Требование Кьеркегора о том, что Бог должен быть посредником во всех отношениях любви, необходимо, чтобы вывести человека за пределы начального уровня бытия, при котором любовь к человеку зависит от эгоистичного удовольствия. Тем не менее за этикой, понимаемой как универсальная норма, стоит взгляд на этику, где мы снова встречаемся с ближним лицом к лицу. При этой встрече рождается любовь.

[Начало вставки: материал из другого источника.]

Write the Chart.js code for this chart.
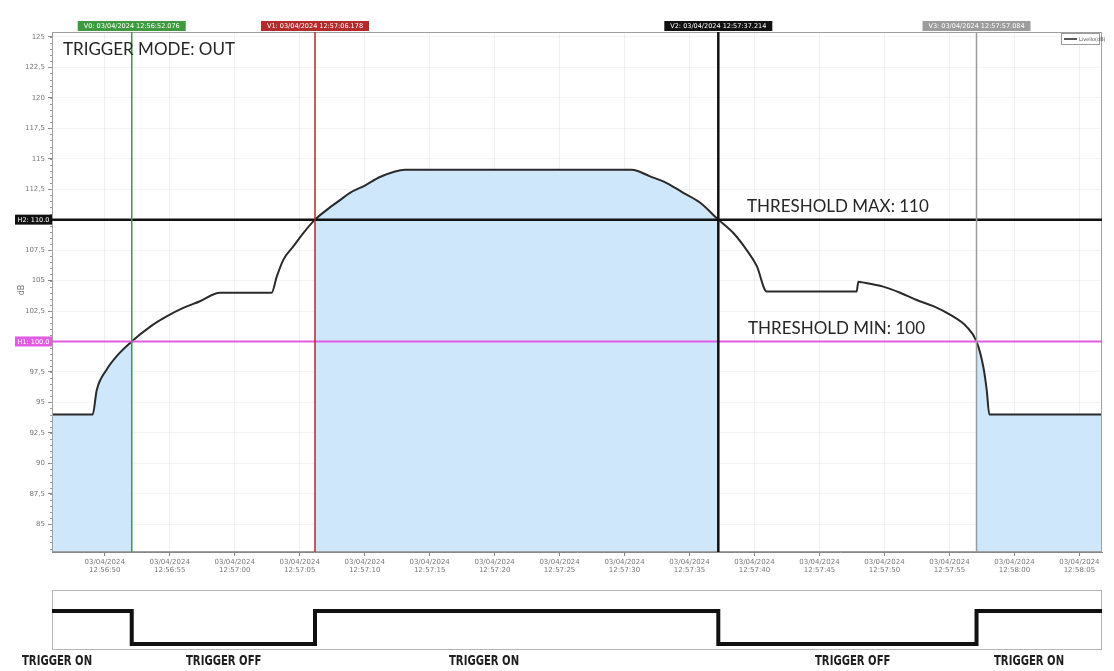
<!DOCTYPE html>
<html><head><meta charset="utf-8">
<script src="https://cdn.jsdelivr.net/npm/chart.js@4.4.1/dist/chart.umd.min.js"></script>
<style>
html,body{margin:0;padding:0;background:#fff;width:1114px;height:671px;overflow:hidden}
canvas{position:absolute;left:0}
#main{top:0}
#trig{top:585px}
</style></head><body>
<canvas id="main" width="1114" height="585"></canvas>
<canvas id="trig" width="1114" height="86"></canvas>
<script>
// ---------- data ----------
const dateLabel = '03/04/2024';
const xTickSeconds = [0,5,10,15,20,25,30,35,40,45,50,55,60,65,70,75];
const xTickTimes = ['12:56:50','12:56:55','12:57:00','12:57:05','12:57:10','12:57:15','12:57:20','12:57:25','12:57:30','12:57:35','12:57:40','12:57:45','12:57:50','12:57:55','12:58:00','12:58:05'];
const yTickValues = [85,87.5,90,92.5,95,97.5,102.5,105,107.5,112.5,115,117.5,120,122.5,125];
const xRange = [-4.06, 76.74];
const yRange = [82.72, 125.4];

const curveTime  = [-4.06,-0.93,-0.62,0.15,0.92,2.076,3.48,4.76,6.04,7.33,8.86,12.84,13.23,13.74,14.51,15.28,16.178,17.08,18.1,18.87,20.02,21.18,23.1,40.55,41.96,43.24,44.52,45.8,47.214,48.37,49.4,50.17,50.94,57.86,57.99,58.3,59.91,61.2,62.48,63.76,65.04,66.33,67.084,67.61,67.87,68.07,76.74];
const curveLevel = [94,94,96,97.7,98.8,100,101.2,102.05,102.75,103.3,104,104,105.3,106.7,107.8,108.9,110,110.8,111.6,112.2,112.8,113.5,114.1,114.1,113.55,113,112.2,111.4,110,108.9,107.5,106.2,104.1,104.1,104.9,104.85,104.5,104,103.4,102.9,102.2,101.2,100,97.9,96,94,94];

const cursorNames  = ['V0','V1','V2','V3'];
const cursorTimes  = [2.076,16.178,47.214,67.084];
const cursorStamps = ['12:56:52.076','12:57:06.178','12:57:37.214','12:57:57.084'];

const thresholdNames  = ['H2','H1'];
const thresholdValues = [110,100];
const thresholdTexts  = ['THRESHOLD MAX: 110','THRESHOLD MIN: 100'];

const triggerTimes  = [-4.06,2.076,16.178,47.214,67.084,76.74];
const triggerStates = [1,0,1,0,1,1];
const triggerLabels = ['TRIGGER ON','TRIGGER OFF','TRIGGER ON','TRIGGER OFF','TRIGGER ON'];
const seriesName = 'Livello(dB)';

// ---------- styles ----------
const cursorColors = ['#3f9a3f','#b32b2b','#111111','#9c9c9c'];
const cursorWidths = [1.5,1.5,2.5,1.5];
const thresholdColors = ['#111111','#e25be2'];
const thresholdWidths = [2.5,2];
const fillColor = 'rgb(206,231,250)';
const triggerLabelLeft = [22,186,449,815,994];

// ---------- build ----------
const curvePts = curveTime.map((t,i)=>({x:t,y:curveLevel[i]}));
const onIntervals = [];
for (let i=0;i<triggerTimes.length-1;i++) if (triggerStates[i]===1) onIntervals.push([triggerTimes[i],triggerTimes[i+1]]);
const fillSets = onIntervals.map(([a,b])=>({
  data: curvePts.filter(p=>p.x>=a-1e-9 && p.x<=b+1e-9),
  borderWidth:0, borderColor:'rgba(0,0,0,0)', backgroundColor:fillColor,
  fill:'start', pointRadius:0, cubicInterpolationMode:'monotone', order:2
}));

function fmt(v){ return String(v).replace('.',','); }

const overlay = {
  id:'overlay',
  afterDatasetsDraw(chart){
    const {ctx, chartArea:a, scales:{x,y}} = chart;
    ctx.save();
    ctx.strokeStyle='#a0a0a0'; ctx.lineWidth=1;
    ctx.strokeRect(a.left+0.5,a.top+0.5,a.right-a.left-1,a.bottom-a.top-1);
    ctx.strokeStyle='#999'; ctx.lineWidth=1;
    for (let v=Math.ceil(yRange[0]*2)/2; v<=yRange[1]; v+=0.5){
      const py=Math.round(y.getPixelForValue(v))+0.5;
      ctx.beginPath(); ctx.moveTo(a.left-2,py); ctx.lineTo(a.left,py); ctx.stroke();
    }
    thresholdValues.forEach((v,i)=>{
      const py=y.getPixelForValue(v);
      ctx.strokeStyle=thresholdColors[i]; ctx.lineWidth=thresholdWidths[i];
      ctx.beginPath(); ctx.moveTo(a.left,py); ctx.lineTo(a.right,py); ctx.stroke();
      ctx.fillStyle=thresholdColors[i];
      ctx.fillRect(15,py-5,37,10);
      ctx.fillStyle='#fff'; ctx.font='6.5px "DejaVu Sans"'; ctx.textAlign='center'; ctx.textBaseline='middle';
      ctx.fillText(thresholdNames[i]+': '+v.toFixed(1),33.5,py+0.5);
    });
    cursorTimes.forEach((t,i)=>{
      const px=x.getPixelForValue(t);
      ctx.strokeStyle=cursorColors[i]; ctx.lineWidth=cursorWidths[i];
      ctx.beginPath(); ctx.moveTo(px,a.top); ctx.lineTo(px,a.bottom); ctx.stroke();
      ctx.fillStyle=cursorColors[i];
      ctx.fillRect(px-54,21,108,10);
      ctx.fillStyle='#fff'; ctx.font='6.5px "DejaVu Sans"'; ctx.textAlign='center'; ctx.textBaseline='middle';
      ctx.fillText(cursorNames[i]+': '+dateLabel+' '+cursorStamps[i],px,26.5);
    });
    ctx.fillStyle='#262626'; ctx.textAlign='left'; ctx.textBaseline='alphabetic';
    ctx.font='17px Lato';
    ctx.fillText('TRIGGER MODE: OUT',63,55);
    ctx.fillText(thresholdTexts[0],747,212);
    ctx.fillText(thresholdTexts[1],748,334);
    ctx.fillStyle='#fff'; ctx.fillRect(1061,33,39,12);
    ctx.strokeStyle='#999'; ctx.lineWidth=1; ctx.strokeRect(1061.5,33.5,38,11);
    ctx.strokeStyle='#222'; ctx.lineWidth=1.5;
    ctx.beginPath(); ctx.moveTo(1064,39); ctx.lineTo(1077,39); ctx.stroke();
    ctx.fillStyle='#555'; ctx.font='5px "DejaVu Sans"'; ctx.textBaseline='middle';
    ctx.fillText(seriesName,1079,39.5);
    ctx.translate(22,290); ctx.rotate(-Math.PI/2);
    ctx.fillStyle='#777'; ctx.font='8px "DejaVu Sans"'; ctx.textAlign='center';
    ctx.fillText('dB',0,0);
    ctx.restore();
  }
};

new Chart(document.getElementById('main'),{
  type:'line',
  data:{datasets:[
    ...fillSets,
    {label:seriesName,data:curvePts,borderColor:'#2a2a2a',borderWidth:2,pointRadius:0,fill:false,cubicInterpolationMode:'monotone',order:1}
  ]},
  options:{
    responsive:false, animation:false, devicePixelRatio:1,
    layout:{padding:{left:0,right:12,top:32,bottom:0}},
    plugins:{legend:{display:false},tooltip:{enabled:false}},
    scales:{
      x:{type:'linear',min:xRange[0],max:xRange[1],
        afterBuildTicks:s=>{s.ticks=xTickSeconds.map(v=>({value:v}));},
        afterFit:s=>{s.height=33;},
        ticks:{autoSkip:false,maxRotation:0,font:{size:7,family:'"DejaVu Sans"'},color:'#777',padding:2,
          callback:v=>{const i=xTickSeconds.indexOf(v);return i<0?'':[dateLabel,xTickTimes[i]];}},
        grid:{color:'rgba(0,0,0,0.06)',tickColor:'#888',tickLength:4},
        border:{color:'#888'}
      },
      y:{type:'linear',min:yRange[0],max:yRange[1],
        afterBuildTicks:s=>{s.ticks=yTickValues.map(v=>({value:v}));},
        afterFit:s=>{s.width=52;},
        ticks:{autoSkip:false,font:{size:7,family:'"DejaVu Sans"'},color:'#777',padding:3,callback:v=>fmt(v)},
        grid:{color:'rgba(0,0,0,0.045)',tickColor:'#888',tickLength:4},
        border:{color:'#888'}
      }
    }
  },
  plugins:[overlay]
});

const trigOverlay = {
  id:'trigOverlay',
  beforeDatasetsDraw(chart){
    const {ctx, chartArea:a} = chart;
    ctx.save();
    ctx.strokeStyle='#b5b5b5'; ctx.lineWidth=1;
    ctx.strokeRect(a.left+0.5,a.top+0.5,a.right-a.left-1,a.bottom-a.top-1);
    ctx.restore();
  },
  afterDraw(chart){
    const {ctx} = chart;
    ctx.fillStyle='#1e1e1e'; ctx.font='bold 14px "Liberation Sans Narrow", "DejaVu Sans Condensed", sans-serif';
    ctx.textAlign='left'; ctx.textBaseline='middle';
    triggerLabels.forEach((l,i)=>{
      ctx.save();
      ctx.translate(triggerLabelLeft[i],76);
      ctx.scale(0.8,1);
      ctx.fillText(l,0,0);
      ctx.restore();
    });
  }
};

new Chart(document.getElementById('trig'),{
  type:'line',
  data:{datasets:[{data:triggerTimes.map((t,i)=>({x:t,y:triggerStates[i]})),stepped:'before',borderColor:'#111',borderWidth:4,pointRadius:0,fill:false}]},
  options:{
    responsive:false, animation:false, devicePixelRatio:1,
    layout:{padding:{left:52,right:12,top:5,bottom:21}},
    plugins:{legend:{display:false},tooltip:{enabled:false}},
    scales:{
      x:{type:'linear',display:false,min:xRange[0],max:xRange[1]},
      y:{type:'linear',display:false,min:-0.18,max:1.64}
    }
  },
  plugins:[trigOverlay]
});
</script>
</body></html>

Когда Христос что-то говорит, очень важно, чтобы это сказал Христос и чтобы это были сказано конкретному человеку. Кьеркегор описывает любовь с точки зрения созидания ближнего, чтобы он стал тем, кем он призван являться. Таким образом, дело любви осуществляется ради самого ближнего, как человека, которым он становится через любовь и цель Бога. Действительно, в «Чистоте сердца» Кьеркегор страстно клянётся, что никто никогда не сможет отговорить его от убеждения, что каждому человеку дано вечное предназначение [153].
Телеологическая цель человека сосредоточена на Боге, в конечном итоге у каждого человека есть элемент специфичности, который нельзя растворить во всеобщем утверждении: «Конечная цель каждого из нас есть Бог». По мнению автора монографии, само по себе всеобщее определение предназначения человека является бессмысленным по причине уникальности каждого жизненного пути, и предназначение каждого конкретного человека не может быть описано в формулировках всеобщности и абсолютности.
Барретт интерпретирует в следующих словах утверждение Кьеркегора о всеобщности теологической цели. «Божья любовь радуется явной уникальности возлюбленного; творческая любовь Бога породила инаковость» [175, p.298].
Итак, можно сделать вывод, что сравнительный анализ учений Августина и Кьеркегора дает нам богатый материал для углубления в проблематику эроса и агапэ, который предоставляет возможность выявить сущность христианского понимания любви-агапэ. И Августин, и Кьеркегор рассматривали любовь-агапэ как онтологически формирующую человеческое сознание и человеческую личность силу. Любовь Бога к людям позволяет говорить о любви между людьми. Тот, кто самоотверженно «теряет» себя в любви-агапэ, оказывается в единстве с Богом.
1.2.2. Гносеологический аспект: любовь как знание
Гносеология любви получила развитие в русской религиозной философии. Выдающий ее представитель С.Н. Булгаков выступает против «гносеологических защитников мистического эмпиризма», которые сводят веру к простому «экзистенциальному суждению» («Бог есть») [24, c.38]. Данная редукция препятствует на пути истинного мистического познания любви-агапэ. «Вера не абстрактна, но конкретна: это значит, что вера необходимо родит догмат того или иного содержания, или же, наоборот, догмат есть формула того, что опознается верою как трансцендентное бытие» [24, c.38]. Истина в высшем смысле этого слова как Божественная Истина не может сосуществовать с другой истиной. Истина стремится сохранить свою уникальность, иначе она утрачивает свою сущность. Прежде всего, благодаря любви и вере, высшая истина раскрывается. Это онтологическое фундаментальное утверждение раскрывается в следующих словах С. Булгакова о троичности веры, надежды и любви: «Вера – это любовь, потому что истина не может быть познана без любви к ней: истина проявляется только в любви. С другой стороны, вера это, по сути, не что иное, как любовь, но любовь, стремящаяся, сжигающая до пепла все, что ей чуждо» [27, c.39]. С. Булгаков цитирует Евангелие от Луки (12:49), книгу «Песнь песней» и П. Флоренского, определяя качество этой любви как ревность. «Ревность – это сила любви, потому что любовь не может не быть ревнивой, даже если любовь, превращенная в ревность, теряет свою сладость и нежность и становится требовательной и суровой» [27, c.39]. В Ветхом Завете Бог открыл Себя как «Бог ревнивый» и «поглощающий огонь». С. Булгаков подчеркивает в большей степени, чем П. Флоренский, отрицательную сторону ревности, а также её трансформацию, искажающую любовь-агаэ, – если, конечно, ревность не понимается как защитное отношение. Любовь может быть требовательной и суровой, но только если этого требует благо любимой личности.